The SHRM report also tells the tale of how two tax-advantaged benefit accounts on different evolutionary paths – health savings accounts (HSAs) and flexible spending accounts (FSAs).
Health Savings Accounts
More than half of employers – 56% to be exact – now offer an HSA, which is not surprising given the growth of CDHPs. Employer-provided HSAs have grown by 12% over the last five years.
Additionally, 37% of employers surveyed said they contribute to their employees’ HSAs, up 5% since 2014. Employer HSA funding is one way organizations give employees more incentive to try an CDHP while also reducing corporate taxes.
The continued growth in this employee benefit could mean that more employees will look for employer HSA contributions as part of their process to evaluate job opportunities in the future, similar to the value placed on 401(k) contribution matching.
Flexible Spending Accounts
While HSA program growth has been steady, flexible spending accounts have declined a bit. Health care FSAs remain the most common tax-advantaged health care account offered by employers, but the number of organizations offering them has fallen from 68% in 2014 to 63% in 2018.

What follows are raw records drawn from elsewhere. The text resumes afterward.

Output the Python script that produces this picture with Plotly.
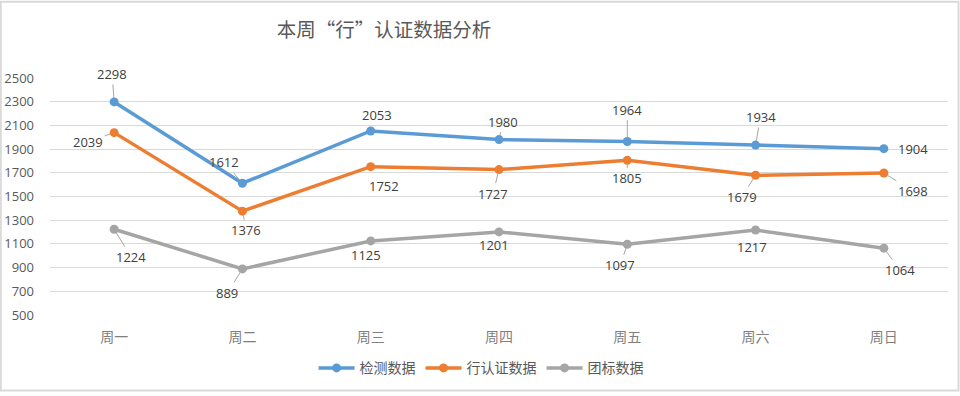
import plotly.graph_objects as go

days = ["周一", "周二", "周三", "周四", "周五", "周六", "周日"]
series_names = ["检测数据", "行认证数据", "团标数据"]
jiance = [2298, 1612, 2053, 1980, 1964, 1934, 1904]
xing = [2039, 1376, 1752, 1727, 1805, 1679, 1698]
tuanbiao = [1224, 889, 1125, 1201, 1097, 1217, 1064]
colors = ["#5B9BD5", "#ED7D31", "#A5A5A5"]
y_ticks = list(range(500, 2501, 200))
title_text = "本周“行”认证数据分析"

# label offsets (px) and leader-line visibility, per series/point
offsets = [
    [(-2, -28, True), (-18, -21, True), (6, -16, False), (4, -18, True), (0, -32, True), (5, -28, True), (29, 0, False)],
    [(-26, 9, True), (4, 19, True), (13, 19, True), (-6, 24, True), (0, 18, True), (-14, 22, True), (29, 18, True)],
    [(17, 28, True), (-15, 24, True), (-5, 14, False), (-5, 13, False), (-7, 21, True), (-4, 17, False), (16, 22, True)],
]

all_series = [jiance, xing, tuanbiao]
label_font = dict(family="Open Sans, Liberation Sans, sans-serif", size=13, color="#404040")

fig = go.Figure()
for name, vals, col in zip(series_names, all_series, colors):
    fig.add_trace(go.Scatter(
        x=days, y=vals, name=name, mode="lines+markers",
        line=dict(color=col, width=3.5),
        marker=dict(color=col, size=9),
    ))

annotations = []
for vals, offs in zip(all_series, offsets):
    for d, v, (ax, ay, show) in zip(days, vals, offs):
        if show:
            annotations.append(dict(
                x=d, y=v, xref="x", yref="y", text=str(v),
                showarrow=True, arrowhead=0, arrowwidth=1, arrowcolor="#A6A6A6",
                standoff=4, ax=ax, ay=ay, font=label_font,
            ))
        else:
            annotations.append(dict(
                x=d, y=v, xref="x", yref="y", text=str(v), showarrow=False,
                xshift=ax, yshift=-ay, font=label_font,
            ))

fig.update_layout(
    width=960, height=396,
    margin=dict(l=50, r=12, t=78, b=78),
    paper_bgcolor="white", plot_bgcolor="white",
    title=dict(text=title_text, x=0.4, xanchor="center", y=0.924, yanchor="middle",
               font=dict(family="Noto Sans CJK SC", size=19.5, color="#595959")),
    xaxis=dict(type="category", range=[-0.5, 6.5], showgrid=False, showline=False, ticks="",
               automargin=False,
               tickfont=dict(family="Noto Sans CJK SC", size=14, color="#7F7F7F"),
               ticklabelstandoff=12),
    yaxis=dict(range=[500, 2500], tickvals=y_ticks, showgrid=True, gridcolor="#D9D9D9",
               gridwidth=1, zeroline=False, showline=False, ticks="", automargin=False,
               tickfont=dict(family="Open Sans, Liberation Sans, sans-serif", size=13, color="#595959"),
               ticklabelstandoff=15),
    legend=dict(orientation="h", x=0.48, xanchor="center", y=-0.225, yanchor="middle",
                itemwidth=36, tracegroupgap=0,
                font=dict(family="Noto Sans CJK SC", size=14, color="#595959")),
    annotations=annotations,
    shapes=[dict(type="rect", xref="paper", yref="paper",
                 x0=(0.75 - 50) / 898, x1=(958.5 - 50) / 898,
                 y0=(318 - 394.5) / 240, y1=(318 - 0.75) / 240,
                 line=dict(color="#D9D9D9", width=2))],
    showlegend=True,
)

fig.write_html("out.html", config={"displayModeBar": False},
               post_script="document.body.style.margin='0';")
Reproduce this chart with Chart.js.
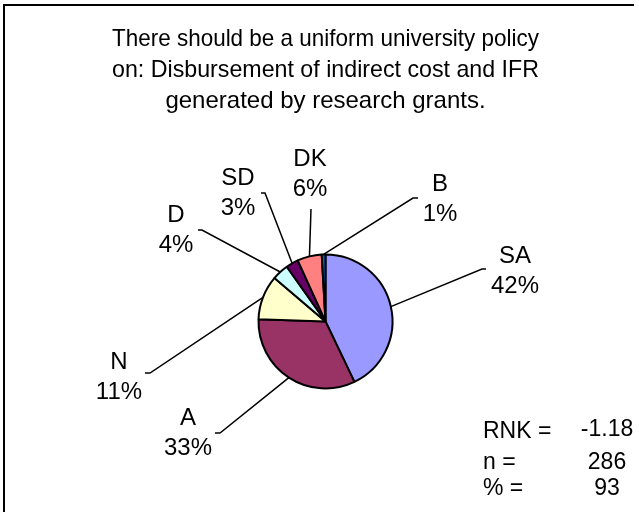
<!DOCTYPE html>
<html>
<head>
<meta charset="utf-8">
<script src="https://cdn.jsdelivr.net/npm/chart.js@4.4.0/dist/chart.umd.min.js"></script>
<style>
  html, body { margin: 0; padding: 0; background: #fff; }
  canvas { display: block; }
</style>
</head>
<body>
<canvas id="pie" width="639" height="512"></canvas>
<script>
// data
const titleLines = [
  "There should be a uniform university policy",
  "on: Disbursement of indirect cost and IFR",
  "generated by research grants.",
];
const categories = ["SA", "A", "N", "D", "SD", "DK", "B"];
const shares = [42.9, 32.6, 10.7, 4.0, 3.0, 5.9, 0.9];
const pctLabels = ["42%", "33%", "11%", "4%", "3%", "6%", "1%"];
const statNames = ["RNK =", "n =", "% ="];
const statValues = ["-1.18", "286", "93"];

const sliceColors = ["#9999FF", "#993366", "#FFFFCC", "#CCFFFF", "#660066", "#FF8080", "#0066CC"];
const FONT = '"Liberation Sans", Arial, sans-serif';

// where the dragged labels sit: [text x, first line y, elbow x, elbow y, tick end x]
const labelSpots = [
  [515, 256, 482, 269, 486],
  [188, 418, 220, 433, 215],
  [119, 362, 150, 373, 145],
  [176, 215, 202, 230, 198],
  [238, 178, 265, 193, 261],
  [310, 159, 311, 209, 311],
  [440, 184, 413, 198, 418],
];

// thin frame, only left and top edges show
const frame = {
  id: "frame",
  beforeDraw(chart) {
    const ctx = chart.ctx;
    ctx.save();
    ctx.strokeStyle = "#000";
    ctx.lineWidth = 2;
    ctx.beginPath();
    ctx.moveTo(4, 512);
    ctx.lineTo(4, 5);
    ctx.lineTo(634, 5);
    ctx.stroke();
    ctx.restore();
  },
};

// leader lines + two-line labels + stats box
const leaders = {
  id: "leaders",
  afterDatasetsDraw(chart) {
    const ctx = chart.ctx;
    const arcs = chart.getDatasetMeta(0).data;
    ctx.save();
    ctx.strokeStyle = "#000";
    ctx.fillStyle = "#000";
    ctx.lineWidth = 1.5;
    ctx.font = "24px " + FONT;
    ctx.textAlign = "center";
    ctx.textBaseline = "middle";
    arcs.forEach((arc, i) => {
      const p = arc.getProps(["x", "y", "startAngle", "endAngle", "outerRadius"], true);
      const mid = (p.startAngle + p.endAngle) / 2;
      const sx = p.x + Math.cos(mid) * p.outerRadius;
      const sy = p.y + Math.sin(mid) * p.outerRadius;
      const [tx, ty, ex, ey, kx] = labelSpots[i];
      ctx.beginPath();
      ctx.moveTo(sx, sy);
      ctx.lineTo(ex, ey);
      ctx.lineTo(kx, ey);
      ctx.stroke();
      ctx.fillText(categories[i], tx, ty);
      ctx.fillText(pctLabels[i], tx, ty + 30.5);
    });

    ctx.font = "23px " + FONT;
    const rows = [432, 463, 489];
    statNames.forEach((s, i) => {
      ctx.textAlign = "left";
      ctx.fillText(s, 483, rows[i]);
      ctx.textAlign = "center";
      ctx.fillText(statValues[i], 607, i === 0 ? rows[i] - 2 : rows[i]);
    });
    ctx.restore();
  },
};

new Chart(document.getElementById("pie"), {
  type: "pie",
  data: {
    labels: categories,
    datasets: [
      {
        data: shares,
        backgroundColor: sliceColors,
        borderColor: "#000",
        borderWidth: 2,
        radius: 67,
      },
    ],
  },
  options: {
    responsive: false,
    animation: false,
    layout: { padding: { left: 112, right: 100, top: 0, bottom: 50 } },
    plugins: {
      legend: { display: false },
      tooltip: { enabled: false },
      title: {
        display: true,
        text: titleLines,
        color: "#000",
        font: { family: FONT, size: 24, weight: "normal", lineHeight: 1.29 },
        padding: { top: 24, bottom: 64 },
      },
    },
  },
  plugins: [frame, leaders],
});
</script>
</body>
</html>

HSAs have risen in prevalence by 5%, and medical FSAs have declined by the same 5%. I expect much of the latter has resulted from HDHPs and HSAs being treated as “package deal” by employers and benefits advisors. The savings element offered by HSAs and less rigid substantiation guidelines are also likely contributors if there is indeed a continued migration from FSAs to HSAs.
Health Reimbursement Arrangements
Finally, the number of employers offering health reimbursement arrangements (HRAs) has remained relatively steady in the last five years, growing in prevalence by 2% from 2014 to 2018.
HRAs remain the least common employer account, but the level of granular control and employer ownership of these accounts continues to make them appealing for organizations that want to incentivize and empower employees while protecting the organization’s health care investment.